**Aim of the task:**
Starting at the line that contains "Recreate this image" and stopping at the line that contains "0.20, 0.15, 0.20, 0.22, 0.24, 0.19, 0.24]", copy every line exactly, both ends included, without the pictures.

**Recorded data:**
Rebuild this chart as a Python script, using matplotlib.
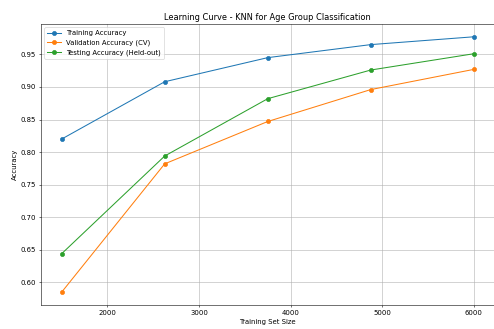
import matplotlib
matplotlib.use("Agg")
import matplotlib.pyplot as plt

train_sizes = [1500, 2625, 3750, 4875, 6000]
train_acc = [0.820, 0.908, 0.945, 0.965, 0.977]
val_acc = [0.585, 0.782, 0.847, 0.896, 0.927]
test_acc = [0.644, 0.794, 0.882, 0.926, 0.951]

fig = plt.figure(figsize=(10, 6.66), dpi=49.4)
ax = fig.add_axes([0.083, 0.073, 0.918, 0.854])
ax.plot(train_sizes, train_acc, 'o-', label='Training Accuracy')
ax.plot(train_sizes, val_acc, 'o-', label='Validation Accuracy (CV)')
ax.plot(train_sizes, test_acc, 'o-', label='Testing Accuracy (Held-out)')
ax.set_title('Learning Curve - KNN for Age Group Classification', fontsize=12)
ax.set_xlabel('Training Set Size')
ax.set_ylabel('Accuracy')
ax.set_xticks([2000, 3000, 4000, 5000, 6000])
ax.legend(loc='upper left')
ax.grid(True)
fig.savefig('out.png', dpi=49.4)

* * *

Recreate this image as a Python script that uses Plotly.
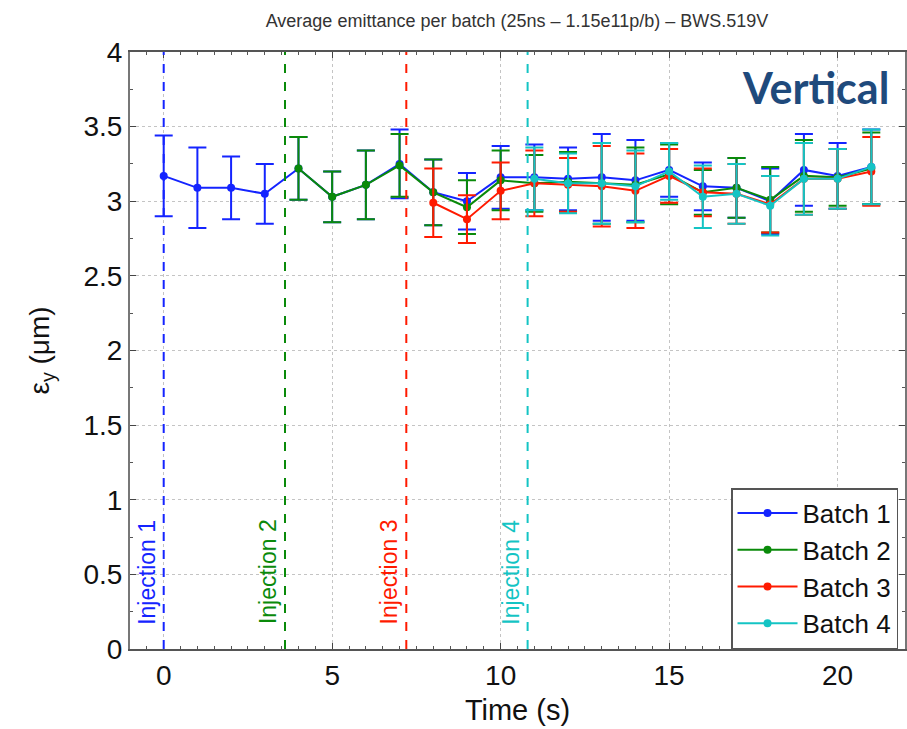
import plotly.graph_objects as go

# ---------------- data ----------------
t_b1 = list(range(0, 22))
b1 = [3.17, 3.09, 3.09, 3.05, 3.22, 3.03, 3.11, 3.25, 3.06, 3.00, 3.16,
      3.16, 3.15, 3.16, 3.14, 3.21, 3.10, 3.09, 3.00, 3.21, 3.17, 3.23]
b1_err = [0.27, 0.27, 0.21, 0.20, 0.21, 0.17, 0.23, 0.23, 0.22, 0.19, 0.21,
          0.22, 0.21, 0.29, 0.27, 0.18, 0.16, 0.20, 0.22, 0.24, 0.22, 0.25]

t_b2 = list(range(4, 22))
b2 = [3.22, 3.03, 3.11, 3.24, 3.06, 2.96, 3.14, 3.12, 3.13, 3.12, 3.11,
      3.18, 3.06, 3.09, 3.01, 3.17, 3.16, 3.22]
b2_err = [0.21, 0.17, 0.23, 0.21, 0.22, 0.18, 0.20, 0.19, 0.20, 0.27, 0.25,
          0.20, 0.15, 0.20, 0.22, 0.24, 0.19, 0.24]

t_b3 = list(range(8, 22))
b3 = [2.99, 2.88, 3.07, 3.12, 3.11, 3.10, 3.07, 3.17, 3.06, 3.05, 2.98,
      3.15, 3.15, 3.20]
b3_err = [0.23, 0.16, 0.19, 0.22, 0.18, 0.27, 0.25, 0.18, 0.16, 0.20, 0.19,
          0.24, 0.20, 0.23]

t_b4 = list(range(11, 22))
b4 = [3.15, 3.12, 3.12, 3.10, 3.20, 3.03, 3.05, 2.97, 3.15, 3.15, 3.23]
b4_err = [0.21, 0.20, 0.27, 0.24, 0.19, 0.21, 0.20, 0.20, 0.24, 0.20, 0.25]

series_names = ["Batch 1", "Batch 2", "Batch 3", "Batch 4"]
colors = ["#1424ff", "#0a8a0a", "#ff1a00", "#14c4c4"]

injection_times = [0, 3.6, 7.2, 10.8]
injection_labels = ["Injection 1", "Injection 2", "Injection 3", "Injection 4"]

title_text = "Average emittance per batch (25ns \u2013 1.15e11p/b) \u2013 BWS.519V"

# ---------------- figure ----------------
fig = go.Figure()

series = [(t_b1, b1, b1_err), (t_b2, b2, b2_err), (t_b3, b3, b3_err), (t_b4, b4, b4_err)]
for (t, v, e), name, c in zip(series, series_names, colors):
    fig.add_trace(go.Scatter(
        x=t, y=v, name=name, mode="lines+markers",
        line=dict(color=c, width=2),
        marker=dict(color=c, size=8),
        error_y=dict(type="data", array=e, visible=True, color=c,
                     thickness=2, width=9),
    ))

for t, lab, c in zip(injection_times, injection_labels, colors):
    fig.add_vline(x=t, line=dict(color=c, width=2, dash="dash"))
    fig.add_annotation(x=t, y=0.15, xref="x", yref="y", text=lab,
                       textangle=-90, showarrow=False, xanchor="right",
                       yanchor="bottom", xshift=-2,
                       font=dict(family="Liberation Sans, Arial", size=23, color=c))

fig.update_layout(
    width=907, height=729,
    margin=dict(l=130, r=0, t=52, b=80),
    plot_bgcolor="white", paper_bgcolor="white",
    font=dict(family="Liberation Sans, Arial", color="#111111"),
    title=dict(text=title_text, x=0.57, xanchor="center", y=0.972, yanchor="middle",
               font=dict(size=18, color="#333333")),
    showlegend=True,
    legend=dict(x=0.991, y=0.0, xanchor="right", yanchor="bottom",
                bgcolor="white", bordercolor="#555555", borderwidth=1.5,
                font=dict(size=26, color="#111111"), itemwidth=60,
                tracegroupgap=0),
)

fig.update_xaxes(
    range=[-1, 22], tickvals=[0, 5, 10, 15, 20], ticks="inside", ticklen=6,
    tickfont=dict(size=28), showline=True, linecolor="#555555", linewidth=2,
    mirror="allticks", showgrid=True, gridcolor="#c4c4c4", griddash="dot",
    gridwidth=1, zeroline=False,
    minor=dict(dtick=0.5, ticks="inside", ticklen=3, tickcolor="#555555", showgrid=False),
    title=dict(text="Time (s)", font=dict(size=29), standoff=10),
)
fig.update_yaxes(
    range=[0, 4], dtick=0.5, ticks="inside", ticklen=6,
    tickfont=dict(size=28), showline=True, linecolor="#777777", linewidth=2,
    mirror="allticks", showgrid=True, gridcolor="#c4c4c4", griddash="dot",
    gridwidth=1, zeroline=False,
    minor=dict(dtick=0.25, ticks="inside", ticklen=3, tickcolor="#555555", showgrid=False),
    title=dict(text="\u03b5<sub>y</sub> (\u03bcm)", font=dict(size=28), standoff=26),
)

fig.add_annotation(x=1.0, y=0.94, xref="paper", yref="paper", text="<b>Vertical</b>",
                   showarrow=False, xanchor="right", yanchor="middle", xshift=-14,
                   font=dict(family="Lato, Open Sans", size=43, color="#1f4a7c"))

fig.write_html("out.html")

**Exercise answer:**
Recreate this image as a Python script that uses Plotly.
import plotly.graph_objects as go

# ---------------- data ----------------
t_b1 = list(range(0, 22))
b1 = [3.17, 3.09, 3.09, 3.05, 3.22, 3.03, 3.11, 3.25, 3.06, 3.00, 3.16,
      3.16, 3.15, 3.16, 3.14, 3.21, 3.10, 3.09, 3.00, 3.21, 3.17, 3.23]
b1_err = [0.27, 0.27, 0.21, 0.20, 0.21, 0.17, 0.23, 0.23, 0.22, 0.19, 0.21,
          0.22, 0.21, 0.29, 0.27, 0.18, 0.16, 0.20, 0.22, 0.24, 0.22, 0.25]

t_b2 = list(range(4, 22))
b2 = [3.22, 3.03, 3.11, 3.24, 3.06, 2.96, 3.14, 3.12, 3.13, 3.12, 3.11,
      3.18, 3.06, 3.09, 3.01, 3.17, 3.16, 3.22]
b2_err = [0.21, 0.17, 0.23, 0.21, 0.22, 0.18, 0.20, 0.19, 0.20, 0.27, 0.25,
          0.20, 0.15, 0.20, 0.22, 0.24, 0.19, 0.24]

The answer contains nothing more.